Photo by Alfo Medeiros/Pexels

Plastic pollution is one of the most pressing environmental issues in the world today. A recent report from the United Nations Environment Programme (UNEP) highlights its threatening impact on agriculture. 

In the 29th edition of UNEP’s Foresight Brief, experts highlighted the alarming increase of microplastics in the world’s soils. Microplastics are very tiny plastic particles less than five millimeters in diameter and are known for being a potential health hazard for animals and humans, especially when they enter the food chain. 

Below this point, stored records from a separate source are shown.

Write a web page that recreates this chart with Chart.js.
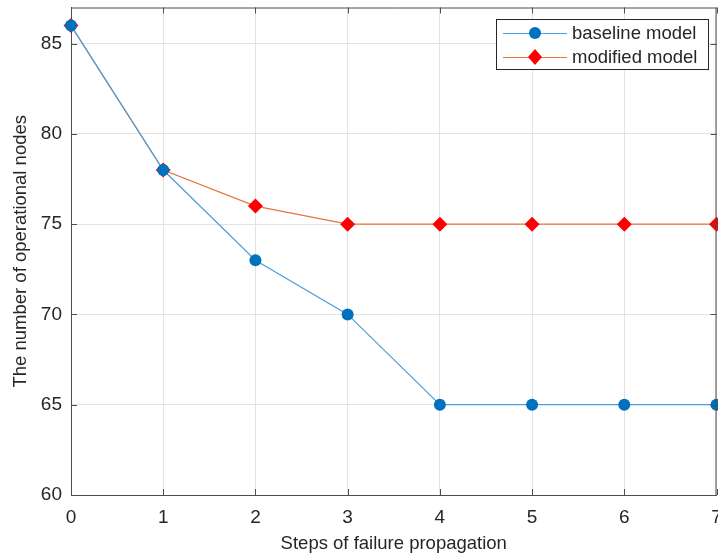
<!DOCTYPE html>
<html>
<head>
<meta charset="utf-8">
<script src="https://cdn.jsdelivr.net/npm/chart.js@4"></script>
<style>
  html, body { margin: 0; background: #fff; overflow: hidden; }
  #wrap { width: 724px; height: 559px; }
</style>
</head>
<body>
<div id="wrap"><canvas id="chart"></canvas></div>
<script>
const steps = [0, 1, 2, 3, 4, 5, 6, 7];
const baselineModel = [86, 78, 73, 70, 65, 65, 65, 65];
const modifiedModel = [86, 78, 76, 75, 75, 75, 75, 75];
const yTicks = [60, 65, 70, 75, 80, 85];

const axisColor = '#4d4d4d';
const fontFamily = 'Arial, "Liberation Sans", sans-serif';

function noPad(scale) {
    scale.paddingLeft = 0;
    scale.paddingRight = 0;
    scale.paddingTop = 0;
    scale.paddingBottom = 0;
}

// box around plot + inward tick marks + legend like matlab
const boxPlugin = {
    id: 'box',
    afterDatasetsDraw(chart) {
        const ctx = chart.ctx;
        const a = chart.chartArea;
        const xs = chart.scales.x, ys = chart.scales.y;
        ctx.save();
        ctx.strokeStyle = axisColor;
        ctx.lineWidth = 1;
        ctx.beginPath();
        ctx.moveTo(a.left, a.top + 0.5);
        ctx.lineTo(a.right, a.top + 0.5);
        ctx.moveTo(a.right - 0.5, a.top);
        ctx.lineTo(a.right - 0.5, a.bottom);
        steps.forEach(v => {
            const px = Math.round(xs.getPixelForValue(v)) + 0.5;
            ctx.moveTo(px, a.bottom);
            ctx.lineTo(px, a.bottom - 6);
            ctx.moveTo(px, a.top);
            ctx.lineTo(px, a.top + 6);
        });
        yTicks.forEach(v => {
            const py = Math.round(ys.getPixelForValue(v)) + 0.5;
            ctx.moveTo(a.left, py);
            ctx.lineTo(a.left + 6, py);
            ctx.moveTo(a.right, py);
            ctx.lineTo(a.right - 6, py);
        });
        ctx.stroke();

        // legend
        const lx = 496, ly = 19, lw = 212, lh = 50;
        ctx.fillStyle = '#fff';
        ctx.fillRect(lx, ly, lw, lh);
        ctx.strokeStyle = '#262626';
        ctx.strokeRect(lx + 0.5, ly + 0.5, lw, lh);
        const rows = [
            { y: 33, ds: chart.data.datasets[0] },
            { y: 57, ds: chart.data.datasets[1] }
        ];
        ctx.font = '18.5px ' + fontFamily;
        ctx.textBaseline = 'middle';
        rows.forEach(r => {
            ctx.strokeStyle = r.ds.borderColor;
            ctx.lineWidth = 1;
            ctx.beginPath();
            ctx.moveTo(503, r.y + 0.5);
            ctx.lineTo(567, r.y + 0.5);
            ctx.stroke();
            ctx.fillStyle = r.ds.pointBackgroundColor;
            ctx.beginPath();
            if (r.ds.pointStyle === 'circle') {
                ctx.arc(535, r.y, 6, 0, Math.PI * 2);
            } else {
                ctx.moveTo(535, r.y - 8);
                ctx.lineTo(542, r.y);
                ctx.lineTo(535, r.y + 8);
                ctx.lineTo(528, r.y);
                ctx.closePath();
            }
            ctx.fill();
            ctx.fillStyle = '#262626';
            ctx.fillText(r.ds.label, 572, r.y + 1);
        });
        ctx.restore();
    }
};

const ctx = document.getElementById('chart').getContext('2d');
const chart = new Chart(ctx, {
    type: 'line',
    data: {
        labels: steps,
        datasets: [
            {
                label: 'baseline model',
                data: baselineModel,
                borderColor: '#4a9fdc',
                borderWidth: 1.2,
                pointStyle: 'circle',
                pointRadius: 6,
                pointBackgroundColor: '#0072BD',
                pointBorderColor: '#0072BD',
                pointBorderWidth: 0,
                clip: false
            },
            {
                label: 'modified model',
                data: modifiedModel,
                borderColor: '#e8733f',
                borderWidth: 1.2,
                pointStyle: 'rectRot',
                pointRadius: 7.5,
                pointBackgroundColor: '#ff0000',
                pointBorderColor: '#ff0000',
                pointBorderWidth: 0,
                clip: false
            }
        ]
    },
    options: {
        responsive: true,
        maintainAspectRatio: false,
        animation: false,
        layout: { padding: { top: 7, right: 1, left: 0, bottom: 0 } },
        plugins: {
            legend: { display: false },
            tooltip: { enabled: false }
        },
        scales: {
            x: {
                type: 'linear',
                min: 0,
                max: 7,
                afterFit(scale) { scale.height = 64; noPad(scale); },
                afterBuildTicks(scale) { scale.ticks = steps.map(v => ({ value: v })); },
                grid: { color: '#e3e3e3', drawTicks: false },
                border: { color: axisColor, width: 1 },
                ticks: {
                    padding: 11,
                    color: '#262626',
                    font: { size: 19, family: fontFamily },
                    maxRotation: 0
                },
                title: {
                    display: true,
                    text: 'Steps of failure propagation',
                    color: '#262626',
                    font: { size: 18.5, family: fontFamily },
                    padding: { top: 4, bottom: 4 }
                }
            },
            y: {
                min: 60,
                max: 87,
                afterFit(scale) { scale.width = 71; noPad(scale); },
                afterBuildTicks(scale) { scale.ticks = yTicks.map(v => ({ value: v })); },
                grid: { color: '#e3e3e3', drawTicks: false },
                border: { color: axisColor, width: 1 },
                ticks: {
                    padding: 9,
                    color: '#262626',
                    font: { size: 19, family: fontFamily }
                },
                title: {
                    display: true,
                    text: 'The number of operational nodes',
                    color: '#262626',
                    font: { size: 18.5, family: fontFamily },
                    padding: { top: 10, bottom: 4 }
                }
            }
        }
    },
    plugins: [boxPlugin]
});
</script>
</body>
</html>
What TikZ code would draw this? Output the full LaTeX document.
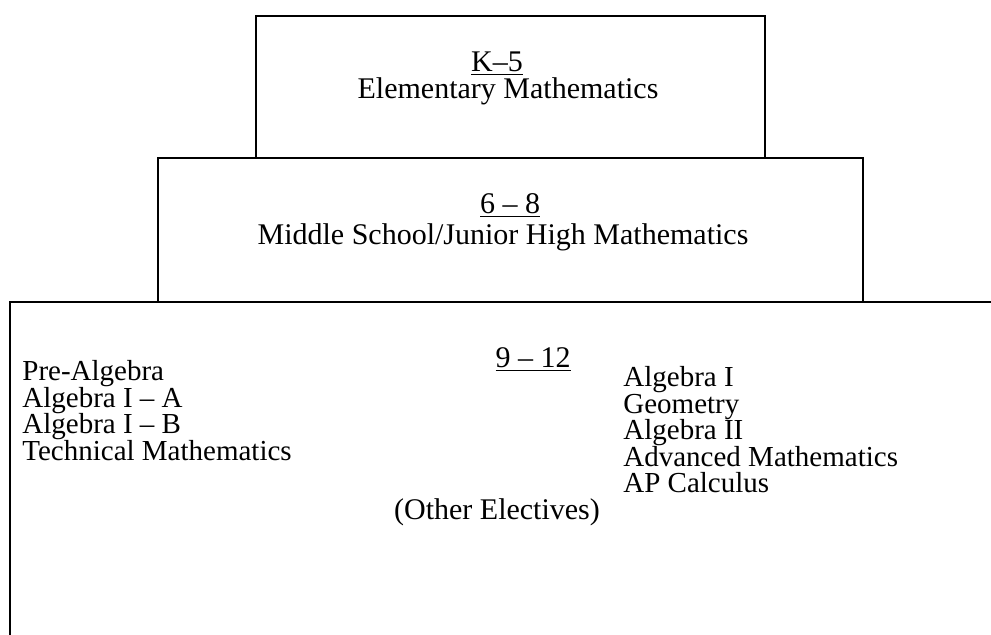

Because of their durability, plastics are often used as protective wraps or bags, such as for fertilizers and seedlings. Plastics are also used to build farm structures, such as greenhouses and irrigation pipes. However, through time, these plastic materials slowly break down into microplastics and may seep into the soil, according to the report. Depending on their concentration, these materials can change the physical structure of the soil, limit its capacity to hold water, and reduce plant root growth and nutrient uptake. Chemical additives associated with plastic production can also lead to health implications. 

In Europe and North America alone, more than 650,000 tons of microplastics are leaching into agricultural lands per year, much greater than the estimated 214,000 tons of microplastics in the world’s oceans, according to the report. 

Experts reported that the single-biggest source of microplastic pollution in farmlands is fertilizers. Fertilizers made up of manure mixed with microspheres, tiny synthetic particles also used in soap and shampoo, increase the concentration of microplastics in the soil. Other sources, such as wraps and old plastic products, are also contributing to the growing problem of microplastics in farmlands. 

There are already efforts to reduce the reliance on hydrocarbon-based plastics and shift to bio-based plastics, but not all emerging alternatives are biodegradable and some may even pose a greater threat to the environment.

The report advised “nature-based solutions,” including considering “farming practices that work with nature.”